- The Washington Times - Tuesday, September 21, 2004

More than 100 immigrant-rights advocates and religious, labor and community leaders from 10 states, including Maryland and Virginia, are due on Capitol Hill today to encourage lawmakers to support legislation giving legal status to immigrant agricultural workers and students now in the United States.

The rally, part of what has been billed as a “National Week of Action,” with events in 68 cities in 29 states to push for immigration legislation, marks the first anniversary of the Immigrant Workers Freedom Ride — when 1,000 immigrant workers and their supporters rode buses last year from California to Massachusetts to the nation’s capital to meet with lawmakers.

Rally participants will press lawmakers to enact new immigration laws; continue to construct an expanded civil, labor and immigrants’ rights movement, and call on immigrant communities to participate in the political process as voters if they are eligible and as activists if they are not.

“We hope to bring attention to a range of issues now before Congress,” said Angela Kelley, deputy director of the Washington-based National Immigration Forum, which is co-sponsoring the event. “We hope to show the breadth of support behind immigration bills now pending in Congress and have our voice heard before they adjourn.”

The rally, also sponsored by the New American Opportunity Campaign, the National Council of La Raza and the National Asian Pacific American Legal Consortium, will focus on several pending bills, including:

• The Development, Relief and Education for Alien Minors (DREAM) Act, which would permit states to determine residency for higher education purposes and allow the granting of legal status to illegal alien students who are long-term U.S. residents.

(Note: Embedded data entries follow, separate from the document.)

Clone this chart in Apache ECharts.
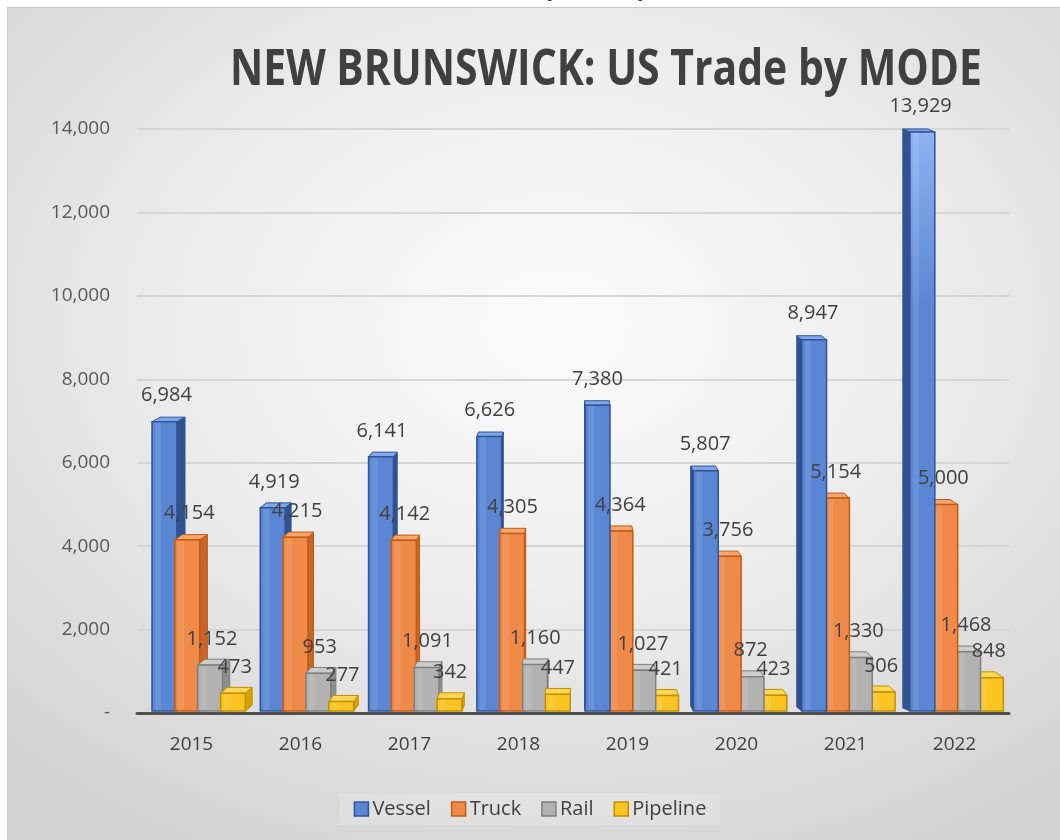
<!DOCTYPE html>
<html>
<head>
<meta charset="utf-8">
<script src="https://cdn.jsdelivr.net/npm/echarts@6/dist/echarts.min.js"></script>
<style>
  html, body { margin: 0; padding: 0; background: #ffffff; }
  #bg { position: absolute; left: 7px; top: 7px; width: 1053px; height: 833px;
        border-top: 1px solid #c8c8c8; border-left: 1px solid #c8c8c8; box-sizing: border-box;
        background: radial-gradient(ellipse 75% 70% at 52% 38%, #fbfbfb 0%, #eeeeee 45%, #d3d3d3 100%); }
  #chart { position: absolute; left: 0; top: 0; width: 1060px; height: 840px; }
</style>
</head>
<body>
<div id="bg"></div>
<div id="chart"></div>
<script>
// ---- data ----
const categories = ['2015', '2016', '2017', '2018', '2019', '2020', '2021', '2022'];
const vessel   = [6984, 4919, 6141, 6626, 7380, 5807, 8947, 13929];
const truck    = [4154, 4215, 4142, 4305, 4364, 3756, 5154, 5000];
const rail     = [1152, 953, 1091, 1160, 1027, 872, 1330, 1468];
const pipeline = [473, 277, 342, 447, 421, 423, 506, 848];
const seriesNames = ['Vessel', 'Truck', 'Rail', 'Pipeline'];
const yMin = 0, yMax = 14000, yInterval = 2000;
const titleText = 'NEW BRUNSWICK: US Trade by MODE';
const clippedText = '(US$M)';

// ---- styles ----
const palettes = [
  { front: '#5a86d4', light: '#6e97de', border: '#2f5597', side: '#30528f', top: '#7fa6e8', tall: '#8fb3f4' },
  { front: '#ef8a48', light: '#f39a5e', border: '#c55a11', side: '#c7652a', top: '#f5a772', tall: '#f39a5e' },
  { front: '#b2b2b2', light: '#bdbdbd', border: '#7f7f7f', side: '#8e8e8e', top: '#cdcdcd', tall: '#bdbdbd' },
  { front: '#fbc422', light: '#fdd04a', border: '#bf9000', side: '#d6a300', top: '#ffd658', tall: '#fdd04a' }
];
const valuesList = [vessel, truck, rail, pipeline];

function fmt(v) { return v.toLocaleString('en-US'); }

const chart = echarts.init(document.getElementById('chart'), null, { renderer: 'canvas' });

function makeRender(i, pal) {
  return function (params, api) {
    const idx = api.value(0), val = api.value(1);
    const base = api.coord([idx, 0]);
    const top = api.coord([idx, val]);
    const yTopAxis = api.coord([idx, yMax])[1];
    const band = api.size([1, 0])[0];
    const first = api.coord([0, 0])[0];
    const last = api.coord([categories.length - 1, 0])[0];
    const gridCenter = (first + last) / 2 - 4;
    const catStart = base[0] - band / 2;
    const w = band * 0.228;
    let x0 = catStart + band * (0.113 + 0.211 * i);
    const dx = (gridCenter - (x0 + w / 2)) * 0.02;
    x0 += dx * 0.33;
    const yTop = top[1];
    const yBase = base[1] - 2;
    const dy = 3 + 3 * (yTop - yTopAxis) / (base[1] - yTopAxis);
    const zBase = dx >= 0 ? i * 10 : (3 - i) * 10;
    let sidePts;
    if (dx >= 0) {
      sidePts = [[x0 + w, yTop], [x0 + w + dx, yTop - dy], [x0 + w + dx, yBase - dy], [x0 + w, yBase]];
    } else {
      sidePts = [[x0, yTop], [x0 + dx, yTop - dy], [x0 + dx, yBase - dy], [x0, yBase]];
    }
    const topPts = [[x0, yTop], [x0 + dx, yTop - dy], [x0 + w + dx, yTop - dy], [x0 + w, yTop]];
    const frontFill = {
      type: 'linear', x: 0, y: yTopAxis, x2: 0, y2: base[1], global: true,
      colorStops: [{ offset: 0, color: pal.tall }, { offset: 0.3, color: pal.front }, { offset: 1, color: pal.front }]
    };
    return {
      type: 'group',
      children: [
        { type: 'polygon', z2: zBase, shape: { points: sidePts },
          style: { fill: pal.side, stroke: pal.border, lineWidth: 1 } },
        { type: 'polygon', z2: zBase + 1, shape: { points: topPts },
          style: { fill: pal.top, stroke: pal.border, lineWidth: 1 } },
        { type: 'rect', z2: zBase + 2, shape: { x: x0, y: yTop, width: w, height: yBase - yTop },
          style: { fill: frontFill, stroke: pal.border, lineWidth: 1.5 } },
        { type: 'rect', z2: zBase + 3, shape: { x: x0 + 3, y: yTop + 1, width: 6, height: Math.max(0, yBase - yTop - 2) },
          style: { fill: 'rgba(255,255,255,0.10)' } },
        { type: 'text', z2: 200,
          x: x0 + w / 2 + dx * 0.25, y: yTop - 26,
          style: { text: fmt(val), fill: '#404040', font: '20px "Open Sans"', align: 'center', verticalAlign: 'middle' } }
      ]
    };
  };
}

// measure title to scale it to Calibri-like width
const ctx = document.createElement('canvas').getContext('2d');
ctx.font = 'bold 50px "Open Sans"';
const titleW = ctx.measureText(titleText).width || 900;
const titleScale = 752 / titleW;

const series = seriesNames.map(function (name, i) {
  return {
    name: name,
    type: 'custom',
    renderItem: makeRender(i, palettes[i]),
    itemStyle: { color: palettes[i].front, borderColor: palettes[i].border },
    encode: { x: 0, y: 1 },
    data: valuesList[i].map(function (v, j) { return [j, v]; }),
    clip: false
  };
});

const option = {
  animation: false,
  backgroundColor: 'transparent',
  textStyle: { fontFamily: '"Open Sans"' },
  grid: { left: 137, right: 51, top: 129, bottom: 127, containLabel: false },
  xAxis: {
    type: 'category',
    data: categories,
    boundaryGap: true,
    axisTick: { show: false },
    axisLine: { show: true, lineStyle: { color: '#505050', width: 3 } },
    axisLabel: { color: '#404040', fontSize: 19, margin: 22, fontFamily: '"Open Sans"' }
  },
  yAxis: {
    type: 'value',
    min: yMin, max: yMax, interval: yInterval,
    axisLine: { show: false },
    axisTick: { show: false },
    splitLine: { show: true, lineStyle: { color: '#d6d6d6', width: 2 } },
    axisLabel: {
      color: '#595959', fontSize: 19, margin: 27, fontFamily: '"Open Sans"',
      formatter: function (v) { return v === 0 ? '-' : fmt(v); }
    }
  },
  legend: {
    left: 'center',
    top: 793,
    icon: 'rect',
    itemWidth: 14,
    itemHeight: 14,
    itemGap: 20,
    padding: [6, 14, 6, 14],
    backgroundColor: 'rgba(255,255,255,0.18)',
    textStyle: { color: '#404040', fontSize: 20, padding: [0, 0, 0, -1], fontFamily: '"Open Sans"' },
    data: seriesNames.map(function (n, i) {
      return { name: n, itemStyle: { color: palettes[i].front, borderColor: palettes[i].border, borderWidth: 1.5 } };
    })
  },
  graphic: [
    { type: 'text', x: 606, y: 71, scaleX: titleScale, scaleY: 1, originX: 0, originY: 0,
      style: { text: titleText, fill: '#404040', font: 'bold 50px "Open Sans"', align: 'center', verticalAlign: 'middle' } },
    { type: 'text', x: 595, y: -13,
      style: { text: clippedText, fill: '#000000', font: 'bold 30px "Open Sans"', align: 'center', verticalAlign: 'middle' } }
  ],
  series: series
};

chart.setOption(option);
</script>
</body>
</html>
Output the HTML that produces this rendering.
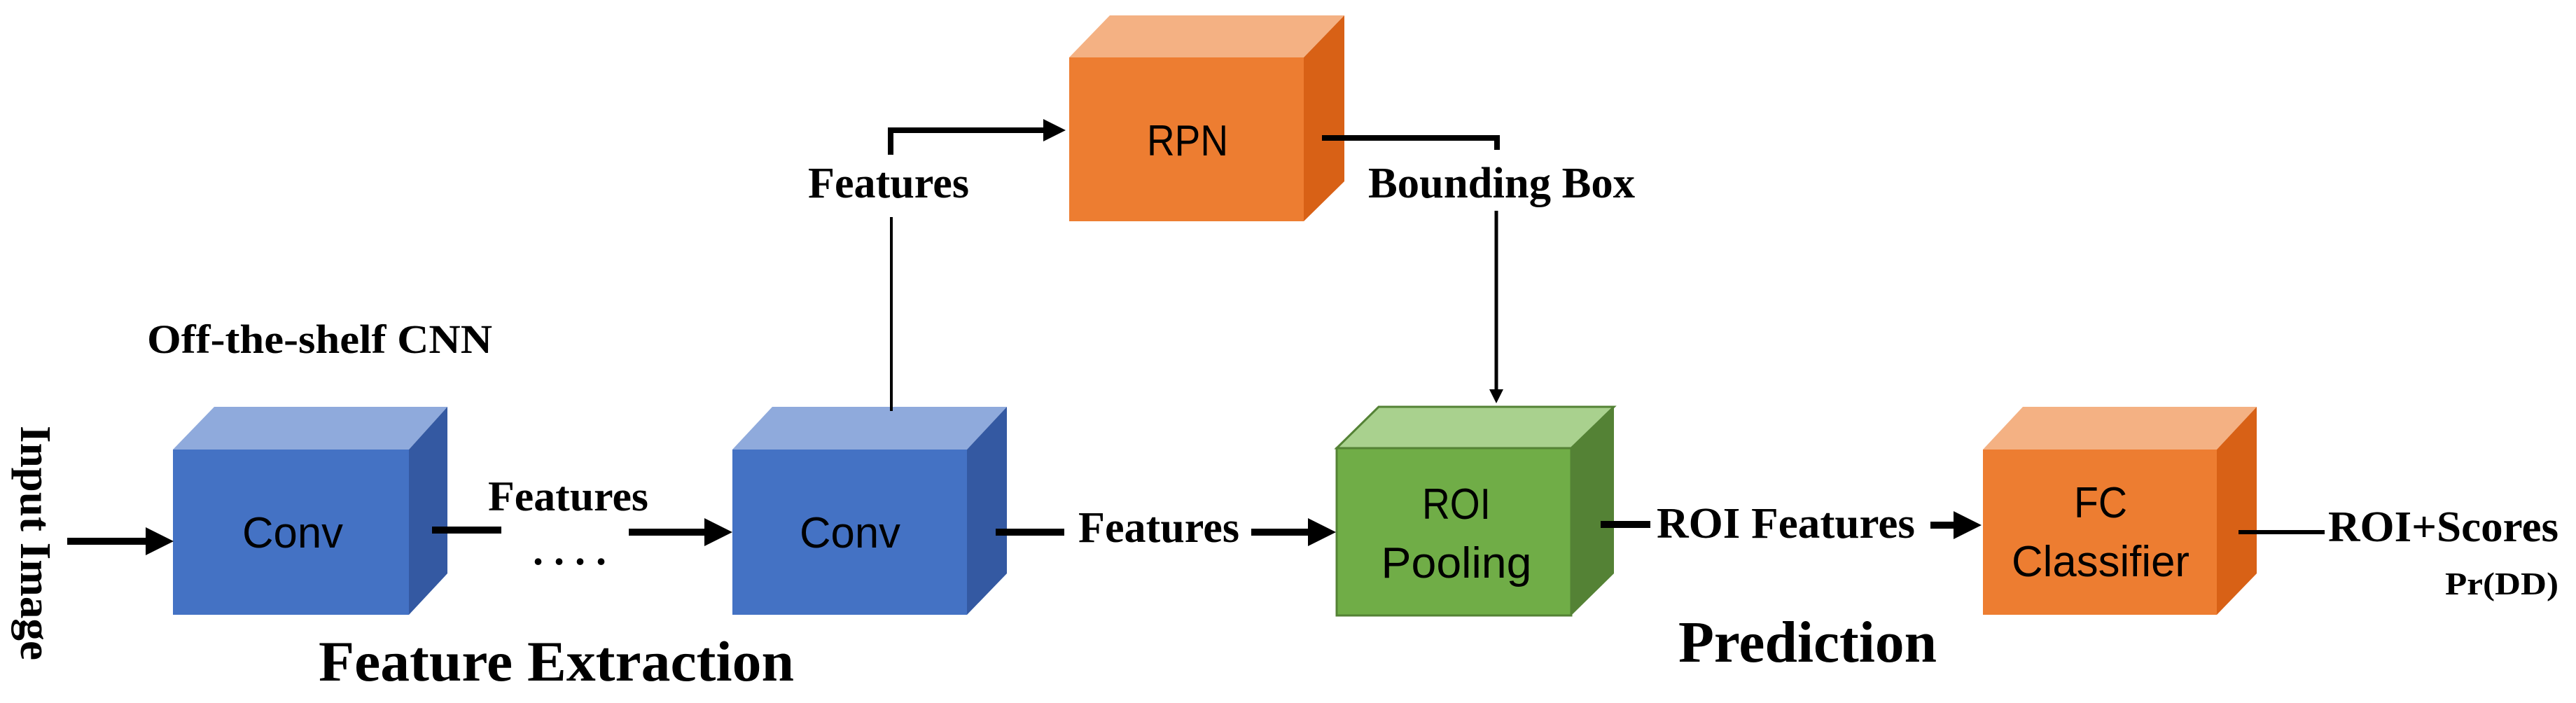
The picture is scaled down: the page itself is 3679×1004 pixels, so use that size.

The bill is sponsored by Sen. Orrin G. Hatch, Utah Republican.

• The Agricultural Job, Opportunity, Benefits and Security Act (AgJOBS), which would provide on a one-time-only basis legal status to agricultural workers now illegally in the United States if they can be shown to be experienced and trustworthy. The bill, by Sen. Larry E. Craig, Idaho Republican, also would overhaul the H-2A legal guest worker program for agricultural workers.

The bills, which have wide bipartisan support, have not been referred to a vote.

About 8 million to 12 million illegal aliens are thought to be living and working in the United States.

In January, President Bush proposed a guest-worker program that would allow illegal aliens in the country to remain if they have jobs and apply as guest workers. Under the proposal, the aliens could stay for an undetermined number of renewable three-year periods, after which they could seek permanent legal status.

Democratic presidential nominee Sen. John Kerry has said that within 100 days of taking office, he would propose a plan to grant legal status to illegal aliens who have lived in the country for at least five years, worked and paid taxes, and passed a background check. Unlike the Bush plan, Mr. Kerry would grant ‘green’ cards and give illegals a path to citizenship.

Rally participants also will urge lawmakers to oppose the Clear Law Enforcement for Criminal Alien Removal Act, or CLEAR Act, introduced by Rep. Charlie Norwood, Georgia Republican, which would provide for enhanced federal, state and local enforcement of immigration laws.